I was back at the Oloffson for my final night in Haiti and, with fine timing, it was a Thursday. For music fans it's a night that could justify a trip to Haiti in itself. Close to midnight each Thursday the hotel's resident band, RAM, named after the Oloffson's owner-manager Richard A Morse, kicks off for a spell of "voodoo jazz" which propels you into the early hours.
I flew out the next morning with my ears ringing and a smile on my face.
There are no direct flights between the UK and Haiti. Flights are available with carriers such as American Airlines (020-7365 0777; www.americanairlines.co.uk) and Air France (0870 142 4343; www.airfrance.co.uk) via their hubs.
You can buy an "offset" through Abta's Reduce my Footprint initiative (020-7637 2444; www.reducemyfootprint.travel).

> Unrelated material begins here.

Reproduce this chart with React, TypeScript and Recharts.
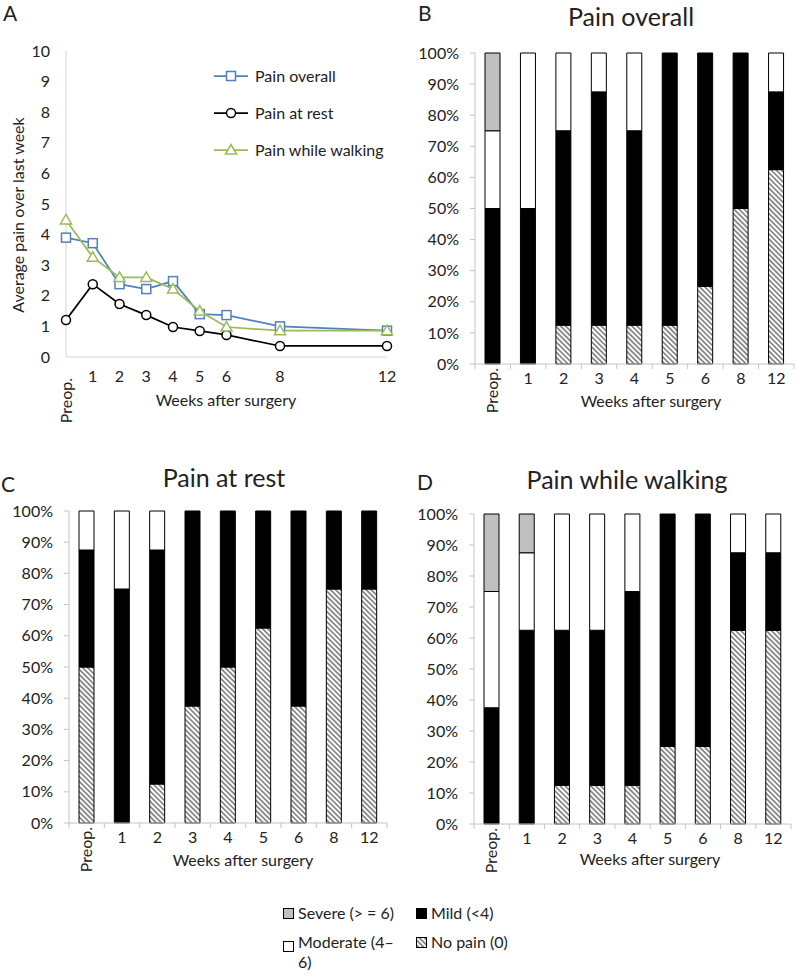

The energetic and organised Jacqui Larom is a long-term British resident of Haiti. Her tourist operation, Voyages Lumière, (00 509 249 6177; email: firstname.lastname@example.org) will organise tours and book accommodation and transport for individuals and small groups.
Hotel Oloffson, Port-au-Prince (00 509 223 4000; www.hoteloloffson.com). Doubles start at US$73.90 (£39), room only.
There are more luxurious hotels around, as well as cheaper, backpacker-style, options that are available in Pétionville.
Expressions Art Gallery, Pétionville (00 509 256 3471; www.expressionsgaleriedart.com).
Galerie Monnin, Pétionville (00 509 257 4430; www.galeriemonnin.com).
The Foreign Office (0845 850 2829; www.fco.gov.uk) warns: "We advise against all but essential travel to Haiti, because of the threat to personal security. There are incidences of violence and kidnappings for ransom, which have included foreign nationals, taking place mainly in Port-au-Prince... The security situation is better in cities outside the capital, with the exception of Gonaives and to a lesser extent, Cap Haitien. Pétionville and Bourdon are inhabited by expatriates and, although regarded as relatively safe during daylight hours, care should be taken at night."
'The Comedians', by Graham Greene (Penguin, £7.99).
After a lengthy interruption there will be a new Lonely Planet guide to The Dominican Republic and Haiti in October (www.shop.lonelyplanet.com).